>> begin Data

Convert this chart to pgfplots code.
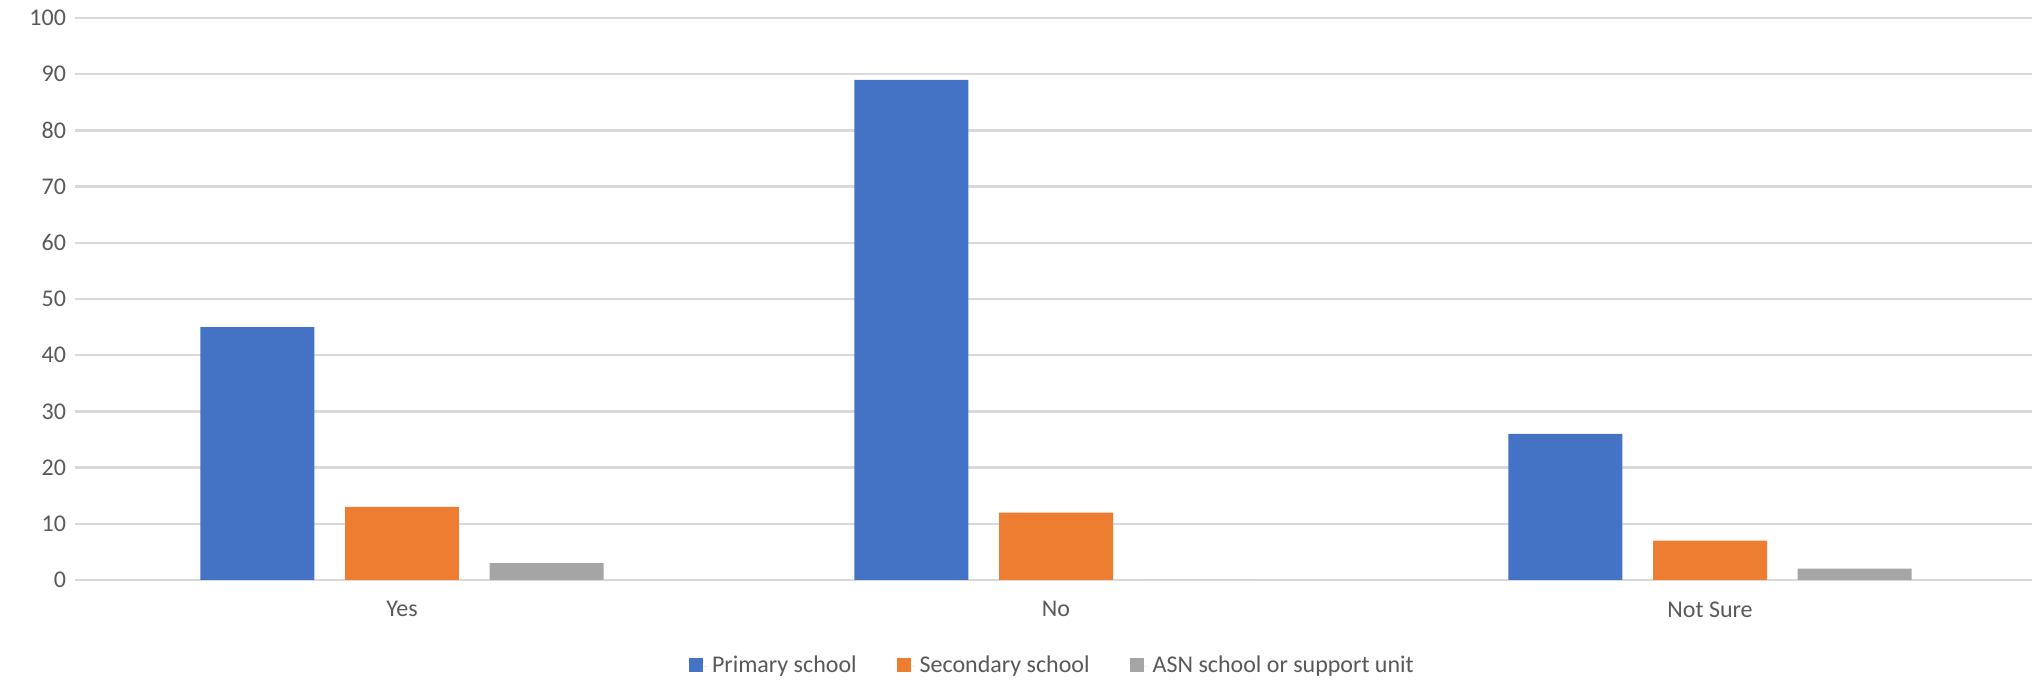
\documentclass[border=0pt]{standalone}
\usepackage{fontspec}
\setmainfont{Carlito}
\usepackage{pgfplots}
\pgfplotsset{compat=1.18}

\definecolor{xblue}{HTML}{4472C4}
\definecolor{xorange}{HTML}{ED7D31}
\definecolor{xgray}{HTML}{A5A5A5}
\definecolor{xtext}{HTML}{595959}
\definecolor{xgrid}{HTML}{D9D9D9}

\begin{document}
\begin{tikzpicture}
\begin{axis}[
  name=ax,
  scale only axis,
  width=978.5pt, height=281pt,
  xmin=-0.5, xmax=2.492,
  ymin=0, ymax=100,
  ytick={0,10,...,100},
  xtick=data,
  xticklabels={Yes,No,Not Sure},
  ybar=15.3pt,
  bar width=57pt,
  axis line style={draw=none},
  major tick style={draw=none},
  ymajorgrids,
  grid style={xgrid, line width=1.2pt},
  tick label style={font=\fontsize{12}{14}\selectfont, text=xtext},
  yticklabel style={xshift=-1pt},
  xticklabel style={yshift=-3pt},
  /pgf/number format/assume math mode=true,
  legend style={at={(0.5,0)}, yshift=-34pt, anchor=north, draw=none,
    legend columns=-1, font=\fontsize{12}{14}\selectfont, text=xtext,
    /tikz/every even column/.append style={column sep=18pt}},
  legend image code/.code={\fill[#1] (0pt,-3pt) rectangle (7pt,4pt);
    \path (0pt,0pt) -- (9.5pt,0pt);},
  clip=false,
]
\addplot[fill=xblue, draw=none] coordinates {(0,45) (1,89) (2,26)};
\addplot[fill=xorange, draw=none] coordinates {(0,13) (1,12) (2,7)};
\addplot[fill=xgray, draw=none] coordinates {(0,3) (1,0) (2,2)};
\legend{Primary school,Secondary school,ASN school or support unit}
\end{axis}
\path ([xshift=-37.5pt,yshift=-49pt]ax.south west) rectangle ([yshift=9pt]ax.north east);
\end{tikzpicture}
\end{document}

>> end Data

→ **Objective**
Your task is to repeat the data above exactly while excluding the pictures.

→ **The answer**
Convert this chart to pgfplots code.
\documentclass[border=0pt]{standalone}
\usepackage{fontspec}
\setmainfont{Carlito}
\usepackage{pgfplots}
\pgfplotsset{compat=1.18}

\definecolor{xblue}{HTML}{4472C4}
\definecolor{xorange}{HTML}{ED7D31}
\definecolor{xgray}{HTML}{A5A5A5}
\definecolor{xtext}{HTML}{595959}
\definecolor{xgrid}{HTML}{D9D9D9}

\begin{document}
\begin{tikzpicture}
\begin{axis}[
  name=ax,
  scale only axis,
  width=978.5pt, height=281pt,
  xmin=-0.5, xmax=2.492,
  ymin=0, ymax=100,
  ytick={0,10,...,100},
  xtick=data,
  xticklabels={Yes,No,Not Sure},
  ybar=15.3pt,
  bar width=57pt,
  axis line style={draw=none},
  major tick style={draw=none},
  ymajorgrids,
  grid style={xgrid, line width=1.2pt},
  tick label style={font=\fontsize{12}{14}\selectfont, text=xtext},
  yticklabel style={xshift=-1pt},
  xticklabel style={yshift=-3pt},
  /pgf/number format/assume math mode=true,
  legend style={at={(0.5,0)}, yshift=-34pt, anchor=north, draw=none,
    legend columns=-1, font=\fontsize{12}{14}\selectfont, text=xtext,
    /tikz/every even column/.append style={column sep=18pt}},
  legend image code/.code={\fill[#1] (0pt,-3pt) rectangle (7pt,4pt);
    \path (0pt,0pt) -- (9.5pt,0pt);},
  clip=false,
]
\addplot[fill=xblue, draw=none] coordinates {(0,45) (1,89) (2,26)};
\addplot[fill=xorange, draw=none] coordinates {(0,13) (1,12) (2,7)};
\addplot[fill=xgray, draw=none] coordinates {(0,3) (1,0) (2,2)};
\legend{Primary school,Secondary school,ASN school or support unit}
\end{axis}
\path ([xshift=-37.5pt,yshift=-49pt]ax.south west) rectangle ([yshift=9pt]ax.north east);
\end{tikzpicture}
\end{document}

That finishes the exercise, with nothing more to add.